# Short exercise
Leave out all pictures. Return exactly the lines from the top of the material through the line containing "var yTicks = [1, 1.2, 1.4, 1.6, 1.8, 2];".

# Information shown
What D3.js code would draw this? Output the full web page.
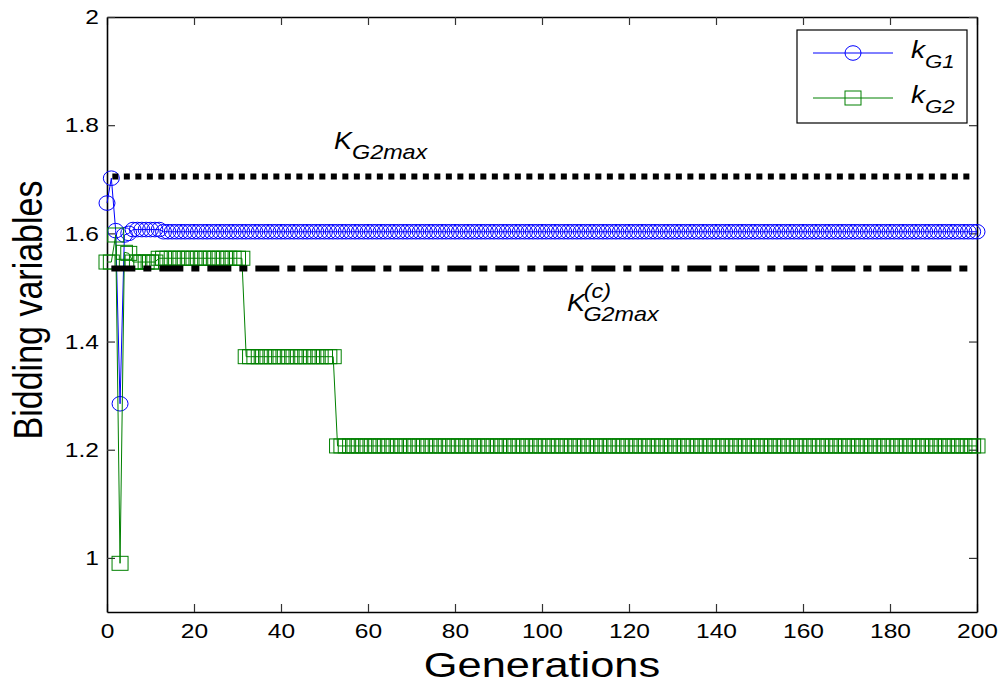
<!DOCTYPE html>
<html>
<head>
<meta charset="UTF-8">
<title>Bidding variables</title>
<script src="https://cdn.jsdelivr.net/npm/d3@7"></script>
<style>
body { margin: 0; background: #fff; }
text { font-family: "Liberation Sans", Arial, sans-serif; fill: #000; }
.axis path { stroke: #000; stroke-width: 1.6; }
.axis line { stroke: #333; stroke-width: 1.2; }
</style>
</head>
<body>
<div id="chart"></div>
<script>
// ---- data ----
var xTicks = [0, 20, 40, 60, 80, 100, 120, 140, 160, 180, 200];
var yTicks = [1, 1.2, 1.4, 1.6, 1.8, 2];

var kG1 = [
  1.656, 1.702, 1.605, 1.285, 1.597, 1.600, 1.607, 1.607, 1.607, 1.607,
  1.607, 1.607, 1.607, 1.603, 1.603, 1.603, 1.603, 1.603, 1.603, 1.603,
  1.603, 1.603, 1.603, 1.603, 1.603, 1.603, 1.603, 1.603, 1.603, 1.603,
  1.603, 1.603, 1.603, 1.603, 1.603, 1.603, 1.603, 1.603, 1.603, 1.603,
  1.603, 1.603, 1.603, 1.603, 1.603, 1.603, 1.603, 1.603, 1.603, 1.603,
  1.603, 1.603, 1.603, 1.603, 1.603, 1.603, 1.603, 1.603, 1.603, 1.603,
  1.603, 1.603, 1.603, 1.603, 1.603, 1.603, 1.603, 1.603, 1.603, 1.603,
  1.603, 1.603, 1.603, 1.603, 1.603, 1.603, 1.603, 1.603, 1.603, 1.603,
  1.603, 1.603, 1.603, 1.603, 1.603, 1.603, 1.603, 1.603, 1.603, 1.603,
  1.603, 1.603, 1.603, 1.603, 1.603, 1.603, 1.603, 1.603, 1.603, 1.603,
  1.603, 1.603, 1.603, 1.603, 1.603, 1.603, 1.603, 1.603, 1.603, 1.603,
  1.603, 1.603, 1.603, 1.603, 1.603, 1.603, 1.603, 1.603, 1.603, 1.603,
  1.603, 1.603, 1.603, 1.603, 1.603, 1.603, 1.603, 1.603, 1.603, 1.603,
  1.603, 1.603, 1.603, 1.603, 1.603, 1.603, 1.603, 1.603, 1.603, 1.603,
  1.603, 1.603, 1.603, 1.603, 1.603, 1.603, 1.603, 1.603, 1.603, 1.603,
  1.603, 1.603, 1.603, 1.603, 1.603, 1.603, 1.603, 1.603, 1.603, 1.603,
  1.603, 1.603, 1.603, 1.603, 1.603, 1.603, 1.603, 1.603, 1.603, 1.603,
  1.603, 1.603, 1.603, 1.603, 1.603, 1.603, 1.603, 1.603, 1.603, 1.603,
  1.603, 1.603, 1.603, 1.603, 1.603, 1.603, 1.603, 1.603, 1.603, 1.603,
  1.603, 1.603, 1.603, 1.603, 1.603, 1.603, 1.603, 1.603, 1.603, 1.603,
  1.603
];

var kG2 = [
  1.547, 1.547, 1.597, 0.990, 1.565, 1.563, 1.547, 1.547, 1.547, 1.547,
  1.547, 1.547, 1.554, 1.554, 1.554, 1.554, 1.554, 1.554, 1.554, 1.554,
  1.554, 1.554, 1.554, 1.554, 1.554, 1.554, 1.554, 1.554, 1.554, 1.554,
  1.554, 1.554, 1.372, 1.372, 1.372, 1.372, 1.372, 1.372, 1.372, 1.372,
  1.372, 1.372, 1.372, 1.372, 1.372, 1.372, 1.372, 1.372, 1.372, 1.372,
  1.372, 1.372, 1.372, 1.207, 1.207, 1.207, 1.207, 1.207, 1.207, 1.207,
  1.207, 1.207, 1.207, 1.207, 1.207, 1.207, 1.207, 1.207, 1.207, 1.207,
  1.207, 1.207, 1.207, 1.207, 1.207, 1.207, 1.207, 1.207, 1.207, 1.207,
  1.207, 1.207, 1.207, 1.207, 1.207, 1.207, 1.207, 1.207, 1.207, 1.207,
  1.207, 1.207, 1.207, 1.207, 1.207, 1.207, 1.207, 1.207, 1.207, 1.207,
  1.207, 1.207, 1.207, 1.207, 1.207, 1.207, 1.207, 1.207, 1.207, 1.207,
  1.207, 1.207, 1.207, 1.207, 1.207, 1.207, 1.207, 1.207, 1.207, 1.207,
  1.207, 1.207, 1.207, 1.207, 1.207, 1.207, 1.207, 1.207, 1.207, 1.207,
  1.207, 1.207, 1.207, 1.207, 1.207, 1.207, 1.207, 1.207, 1.207, 1.207,
  1.207, 1.207, 1.207, 1.207, 1.207, 1.207, 1.207, 1.207, 1.207, 1.207,
  1.207, 1.207, 1.207, 1.207, 1.207, 1.207, 1.207, 1.207, 1.207, 1.207,
  1.207, 1.207, 1.207, 1.207, 1.207, 1.207, 1.207, 1.207, 1.207, 1.207,
  1.207, 1.207, 1.207, 1.207, 1.207, 1.207, 1.207, 1.207, 1.207, 1.207,
  1.207, 1.207, 1.207, 1.207, 1.207, 1.207, 1.207, 1.207, 1.207, 1.207,
  1.207, 1.207, 1.207, 1.207, 1.207, 1.207, 1.207, 1.207, 1.207, 1.207,
  1.207
];

// reference limits: [first gen, last gen, value]
var kG2max = [1, 199, 1.705];
var kG2maxC = [1, 199, 1.535];

var generations = d3.range(0, kG1.length);

// ---- layout ----
var width = 1008, height = 686;
var mLeft = 107, mRight = 977, mTop = 17, mBottom = 612;
var sx = 1.17; // picture is a bit wider than tall

var x = d3.scaleLinear().domain([0, 200]).range([mLeft, mRight]);
var y = d3.scaleLinear().domain([0.9, 2]).range([mBottom, mTop]);

var svg = d3.select("#chart").append("svg")
  .attr("width", width)
  .attr("height", height);

// axes (ticks point inward, box on)
var gx = svg.append("g").attr("class", "axis")
  .attr("transform", "translate(0," + mBottom + ")")
  .call(d3.axisBottom(x).tickValues(xTicks).tickSize(-8).tickSizeOuter(0).tickPadding(11));
svg.append("g").attr("class", "axis")
  .attr("transform", "translate(0," + mTop + ")")
  .call(d3.axisTop(x).tickValues(xTicks).tickSize(-8).tickSizeOuter(0).tickFormat(""));
var gy = svg.append("g").attr("class", "axis")
  .attr("transform", "translate(" + mLeft + ",0)")
  .call(d3.axisLeft(y).tickValues(yTicks).tickSize(-8).tickSizeOuter(0).tickFormat(function(d) { return d; }));
svg.append("g").attr("class", "axis")
  .attr("transform", "translate(" + mRight + ",0)")
  .call(d3.axisRight(y).tickValues(yTicks).tickSize(-8).tickSizeOuter(0).tickFormat(""));

gx.selectAll("text")
  .attr("font-size", 21)
  .attr("font-family", "Liberation Sans, Arial, sans-serif")
  .attr("fill", "#000")
  .attr("transform", "scale(" + sx + ",1)");
gy.selectAll("text")
  .attr("font-size", 21)
  .attr("font-family", "Liberation Sans, Arial, sans-serif")
  .attr("fill", "#000")
  .attr("x", 0)
  .attr("transform", "translate(-8,0) scale(" + sx + ",1)");

// axis titles
svg.append("text")
  .attr("transform", "translate(" + 542 + "," + 677 + ") scale(1.24,1)")
  .attr("text-anchor", "middle")
  .attr("font-size", 35)
  .text("Generations");
svg.append("text")
  .attr("transform", "translate(" + 42 + "," + 310 + ") rotate(-90) scale(1," + sx + ")")
  .attr("text-anchor", "middle")
  .attr("font-size", 34)
  .text("Bidding variables");

// series
var line = d3.line()
  .x(function(d) { return x(d[0]); })
  .y(function(d) { return y(d[1]); });

var s1 = generations.map(function(g) { return [g, kG1[g]]; });
var s2 = generations.map(function(g) { return [g, kG2[g]]; });

var blue = "#0000ff", green = "#008000";

svg.append("path").datum(s1)
  .attr("d", line).attr("fill", "none").attr("stroke", blue).attr("stroke-width", 1);
svg.append("g").selectAll("ellipse").data(s1).enter().append("ellipse")
  .attr("cx", function(d) { return x(d[0]); })
  .attr("cy", function(d) { return y(d[1]); })
  .attr("rx", 8).attr("ry", 7.3)
  .attr("fill", "none").attr("stroke", blue).attr("stroke-width", 1);

svg.append("path").datum(s2)
  .attr("d", line).attr("fill", "none").attr("stroke", green).attr("stroke-width", 1);
svg.append("g").selectAll("rect").data(s2).enter().append("rect")
  .attr("x", function(d) { return x(d[0]) - 8; })
  .attr("y", function(d) { return y(d[1]) - 7; })
  .attr("width", 16).attr("height", 14)
  .attr("fill", "none").attr("stroke", green).attr("stroke-width", 1);

// limit lines
svg.append("line")
  .attr("x1", x(kG2max[0]) + 1).attr("x2", x(kG2max[1]) - 3)
  .attr("y1", y(kG2max[2])).attr("y2", y(kG2max[2]))
  .attr("stroke", "#000").attr("stroke-width", 6)
  .attr("stroke-dasharray", "6,5.5");
svg.append("line")
  .attr("x1", x(kG2maxC[0])).attr("x2", x(kG2maxC[1]) - 3)
  .attr("y1", y(kG2maxC[2])).attr("y2", y(kG2maxC[2]))
  .attr("stroke", "#000").attr("stroke-width", 6)
  .attr("stroke-dasharray", "24,8,8,8");

// annotations
var a1 = svg.append("text")
  .attr("transform", "translate(334,149) scale(" + sx + ",1)")
  .attr("font-size", 23).attr("font-style", "italic");
a1.append("tspan").text("K");
a1.append("tspan").attr("dy", 10).attr("font-size", 20).text("G2max");

var a2 = svg.append("text")
  .attr("transform", "translate(567,311) scale(" + sx + ",1)")
  .attr("font-size", 23).attr("font-style", "italic");
a2.append("tspan").text("K");
a2.append("tspan").attr("dx", -1).attr("dy", -13).attr("font-size", 20).text("(c)");
a2.append("tspan").attr("x", 14).attr("dy", 23).attr("font-size", 20).text("G2max");

// legend
var lg = svg.append("g");
lg.append("rect")
  .attr("x", 797).attr("y", 30).attr("width", 170).attr("height", 93)
  .attr("fill", "#fff").attr("stroke", "#000").attr("stroke-width", 1.2);
var legendItems = [
  { name: "G1", color: blue, cy: 53, shape: "circle" },
  { name: "G2", color: green, cy: 98, shape: "square" }
];
legendItems.forEach(function(it) {
  lg.append("line")
    .attr("x1", 813).attr("x2", 893).attr("y1", it.cy).attr("y2", it.cy)
    .attr("stroke", it.color).attr("stroke-width", 1);
  if (it.shape === "circle") {
    lg.append("ellipse").attr("cx", 853).attr("cy", it.cy).attr("rx", 8).attr("ry", 7.3)
      .attr("fill", "none").attr("stroke", it.color);
  } else {
    lg.append("rect").attr("x", 845).attr("y", it.cy - 7).attr("width", 16).attr("height", 14)
      .attr("fill", "none").attr("stroke", it.color);
  }
  var t = lg.append("text")
    .attr("transform", "translate(911," + (it.cy + 5) + ") scale(" + sx + ",1)")
    .attr("font-size", 24).attr("font-style", "italic");
  t.append("tspan").text("k");
  t.append("tspan").attr("dy", 10).attr("font-size", 19).text(it.name);
});
</script>
</body>
</html>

# Task response
What D3.js code would draw this? Output the full web page.
<!DOCTYPE html>
<html>
<head>
<meta charset="UTF-8">
<title>Bidding variables</title>
<script src="https://cdn.jsdelivr.net/npm/d3@7"></script>
<style>
body { margin: 0; background: #fff; }
text { font-family: "Liberation Sans", Arial, sans-serif; fill: #000; }
.axis path { stroke: #000; stroke-width: 1.6; }
.axis line { stroke: #333; stroke-width: 1.2; }
</style>
</head>
<body>
<div id="chart"></div>
<script>
// ---- data ----
var xTicks = [0, 20, 40, 60, 80, 100, 120, 140, 160, 180, 200];
var yTicks = [1, 1.2, 1.4, 1.6, 1.8, 2];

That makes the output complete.